Here is the entire script:

  
    var extract = require('pdf-text-extract');
    var hummus = require('hummus');
    var path = require('path');
    var fs = require('fs');
    var readline = require('readline');

    var sourcePDF = path.join(__dirname, 'source.pdf');
    var outputFolder = path.join(__dirname, '/output');
    var employees = [];

    //delete any files that already exist in the output folder
    fs.readdirSync(outputFolder).filter((file) => {
      fs.unlinkSync(path.join(outputFolder, file));
    });

    /*
    Need to load up employee SSNs pulled out of the payroll system.
    Each line in the file is in the following format: LastName,FirstName,MI,EmployeeID,SSN
    */
    var lineReader = readline.createInterface({
      input: fs.createReadStream('employees.txt')
    });

    lineReader.on('line', (line) => {
      employees.push(line);
    });

    lineReader.on('close', () => {
      /*
      Now that all employees are loaded into the employees[] array, we can begin breaking apart
      the source PDF to make it easier to search.

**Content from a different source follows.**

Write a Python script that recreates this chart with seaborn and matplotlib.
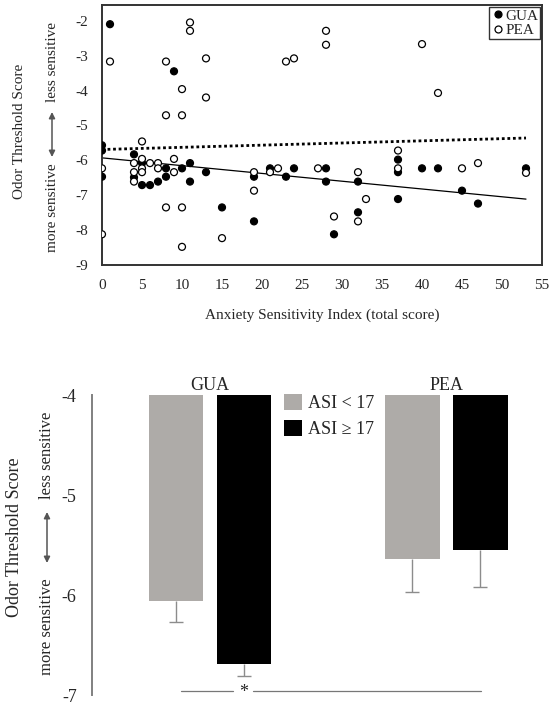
import numpy as np
import pandas as pd
import seaborn as sns
from matplotlib import pyplot as plt

sns.set_theme(style='white')
plt.rcParams['font.family'] = ['Liberation Serif', 'DejaVu Serif']
plt.rcParams['axes.unicode_minus'] = False

# --- scatter data (ASI total score vs odor threshold score) ---
gua_asi = [1, 9, 0, 0, 0, 4, 4, 5, 5, 6, 7, 8, 8, 10, 11, 11, 13, 15,
           19, 19, 21, 23, 24, 28, 28, 29, 32, 32, 37, 37, 37, 40, 42, 45, 47, 53]
gua_score = [-2.1, -3.45, -5.57, -5.72, -6.47, -5.83, -6.49, -6.08, -6.71, -6.71,
             -6.61, -6.23, -6.47, -6.23, -6.08, -6.61, -6.34, -7.35,
             -6.47, -7.75, -6.23, -6.47, -6.23, -6.23, -6.61, -8.12, -6.61, -7.49,
             -5.98, -6.34, -7.11, -6.23, -6.23, -6.87, -7.24, -6.23]
pea_asi = [1, 11, 11, 8, 13, 10, 13, 8, 10, 5, 0, 0, 4, 4, 4, 5, 5, 5, 6, 7, 7,
           9, 9, 8, 10, 10, 15, 28, 28, 23, 24, 19, 19, 21, 22, 27, 29, 32, 32,
           33, 37, 37, 40, 42, 45, 47, 53]
pea_score = [-3.17, -2.05, -2.29, -3.17, -3.08, -3.96, -4.2, -4.71, -4.71, -5.46,
             -6.23, -8.12, -6.08, -6.34, -6.61, -5.96, -6.23, -6.34, -6.08, -6.08,
             -6.23, -5.96, -6.34, -7.35, -7.35, -8.48, -8.23, -2.29, -2.69, -3.17,
             -3.08, -6.34, -6.87, -6.34, -6.23, -6.23, -7.61, -6.34, -7.75, -7.11,
             -5.72, -6.23, -2.67, -4.07, -6.23, -6.08, -6.36]

# regression lines as shown (intercept, slope)
gua_fit = (-5.93, -0.0223)
pea_fit = (-5.69, 0.0062)
fit_range = [0, 53]

# --- bar data (group means and SEM) ---
odors = ['GUA', 'GUA', 'PEA', 'PEA']
asi_groups = ['ASI < 17', 'ASI \u2265 17', 'ASI < 17', 'ASI \u2265 17']
mean_scores = [-6.06, -6.69, -5.64, -5.55]
sem_scores = [0.21, 0.12, 0.33, 0.37]

W, H = 555, 708
fig = plt.figure(figsize=(W / 100, H / 100), dpi=100)


def fx(px):
    return px / W


def fy(py):
    return 1 - py / H


def side_label(x, y_main, x2, y_more, y_less, y_arr, size_main, size_sub):
    fig.text(fx(x), fy(y_main), 'Odor Threshold Score', rotation=90,
             ha='center', va='center', fontsize=size_main)
    fig.text(fx(x2), fy(y_more), 'more sensitive', rotation=90,
             ha='center', va='center', fontsize=size_sub)
    fig.text(fx(x2), fy(y_less), 'less sensitive', rotation=90,
             ha='center', va='center', fontsize=size_sub)
    fig.add_artist(plt.Annotation(
        '', xy=(fx(x2), fy(y_arr[1])), xytext=(fx(x2), fy(y_arr[0])),
        xycoords='figure fraction',
        arrowprops=dict(arrowstyle='<|-|>', color='#555555', lw=1.1,
                        mutation_scale=9, shrinkA=0, shrinkB=0)))


# ---------------- top: scatter ----------------
ax1 = fig.add_axes([fx(102), fy(265), fx(542) - fx(102), fy(5) - fy(265)])
scatter_df = pd.concat([
    pd.DataFrame({'asi': gua_asi, 'score': gua_score, 'odor': 'GUA'}),
    pd.DataFrame({'asi': pea_asi, 'score': pea_score, 'odor': 'PEA'}),
])
sns.scatterplot(data=scatter_df, x='asi', y='score', hue='odor',
                palette={'GUA': 'black', 'PEA': 'white'}, edgecolor='black',
                linewidth=0.9, s=25, ax=ax1, zorder=3)

xs = np.array(fit_range)
ax1.plot(xs, gua_fit[0] + gua_fit[1] * xs, color='black', lw=0.9, zorder=2)
ax1.plot(xs, pea_fit[0] + pea_fit[1] * xs, color='black', lw=2,
         linestyle=(0, (1, 1)), zorder=2)

ax1.set_xlim(0, 55)
ax1.set_ylim(-9, -1.55)
ax1.set_xticks(range(0, 56, 5))
ax1.set_yticks(range(-9, -1))
ax1.tick_params(length=0, labelsize=11)
ax1.tick_params(axis='y', pad=10)
ax1.tick_params(axis='x', pad=10)
ax1.set_xlabel('Anxiety Sensitivity Index (total score)', fontsize=11, labelpad=12)
ax1.set_ylabel('')
for sp in ax1.spines.values():
    sp.set_color('#333333')
    sp.set_linewidth(1.4)

leg = ax1.legend(loc='upper right', fontsize=11, frameon=True, fancybox=False,
                 handletextpad=0.0, handlelength=0.9, borderpad=0.15,
                 labelspacing=0.05, borderaxespad=0.1, markerscale=1.0)
leg.get_frame().set_edgecolor('black')
leg.get_frame().set_linewidth(1.0)

side_label(20, 131, 52, 208, 62, (157, 112), 11, 11)

# ---------------- bottom: bars ----------------
ax2 = fig.add_axes([fx(92), fy(695), 1 - fx(92), fy(395) - fy(695)])
bar_df = pd.DataFrame({'odor': odors, 'group': asi_groups, 'score': mean_scores,
                       'sem': sem_scores})
hue_order = ['ASI < 17', 'ASI \u2265 17']
sns.barplot(data=bar_df, x='odor', y='score', hue='group', hue_order=hue_order,
            palette=['#aeaba8', 'black'], saturation=1, width=0.576, gap=0.2,
            errorbar=None, linewidth=0, ax=ax2)

# lower-half error bars only
cap = 0.03
for level, cont in zip(hue_order, ax2.containers):
    sub = bar_df[bar_df['group'] == level]
    for bar, err in zip(cont, sub['sem']):
        xc = bar.get_x() + bar.get_width() / 2
        yb = bar.get_y() + bar.get_height()
        ax2.vlines(xc, yb - err, yb, color='#8c8c8c', lw=1, zorder=1)
        ax2.hlines(yb - err, xc - cap, xc + cap, color='#8c8c8c', lw=1, zorder=1)

ax2.set_ylim(-7, -4)
ax2.set_xlim(-0.5, 1.46)
ax2.set_yticks([-7, -6, -5, -4])
ax2.xaxis.set_ticks_position('top')
ax2.tick_params(length=0, labelsize=13)
ax2.tick_params(axis='y', pad=11)
ax2.tick_params(axis='x', pad=1)
ax2.set_xlabel('')
ax2.set_ylabel('')
for name, sp in ax2.spines.items():
    sp.set_visible(name == 'left')
ax2.spines['left'].set_color('#808080')
ax2.spines['left'].set_linewidth(1.4)

ax2.legend(loc='upper left', bbox_to_anchor=(0.415, 1.005), frameon=False,
           fontsize=13, handlelength=1.0, handleheight=1.0, handletextpad=0.3,
           labelspacing=0.45, borderpad=0, borderaxespad=0)

# significance marker
sig_y = -6.957
ax2.plot([-0.123, 0.097], [sig_y, sig_y], color='#777777', lw=0.9, clip_on=False)
ax2.plot([0.182, 1.148], [sig_y, sig_y], color='#777777', lw=0.9, clip_on=False)
ax2.text(0.14, -6.975, '*', ha='center', va='center', fontsize=13, clip_on=False)

side_label(15, 537, 47, 627, 455, (563, 512), 13, 12)

fig.savefig('out.png', dpi=100)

The pdf-text-extract package will
      load each page of the PDF into an array item.
      */
      extract(sourcePDF, (err, pages) => {  //pages will be an array of strings. Each item corresponds to a page in the PDF
        if (err) console.log(err);

        /*
        We can now run through the employees[] array, and for each employee we'll look for a matching
        ssn in the pages[] array created by the extract() function.
        */
        employees.map(emp => {
          let ssn = emp.split(',')[4];

          //use a for-loop to make it easier to break out after a match is found
          for (let i = 0; i < pages.length; i++) {
            if (pages[i].indexOf(ssn) !== -1) { //found it!
              /*
              Now use the hummus package to pull that page out into it's own document. We'll use
              the employee ssn as the document name for now.
              */
              var pdfWriter = hummus.createWriter(path.join(outputFolder, `${ssn}.pdf`));
              pdfWriter.appendPDFPagesFromPDF(sourcePDF, {type:hummus.eRangeTypeSpecific,specificRanges: [ [ i,i ] ]});
              pdfWriter.end();
              break; //no need to keep searching
            }
          }
        });
      });
    });
  

You may have noticed that we are using the index in the pages[] array to match a corresponding page number when using the pdfWriter. Considering that arrays are zero-based and pages numbers are one-based, this seems weird, right? Don’t worry, that is covered in the hummus documentation

Nested loops like we have here is not something I’m crazy about, so it’s tempting to try to optimize this a little bit. My first thought was to remove the item in pages[] after a match was found. That way, when we move on to the next employee there are fewer pages we need to search through in finding a matching ssn. However, this was a bad idea. Once we start removing items from pages[], then the index of that array no longer matches the original page number in the source PDF, causing the wrong page to be extracted. Oh well, performance here isn’t of the upmost importance anyway. And frankly the disk I/O of working with the PDF files is going to be the drag on performance, not the nested loop (especially with only a few thousand records).

So that’s it. We just took a nearly 2000 page PDF document an extracted each page into it’s own PDF that corresponds to each employee. It probably took me longer to write the blog post than to write the actual program, and it saved us $7,000!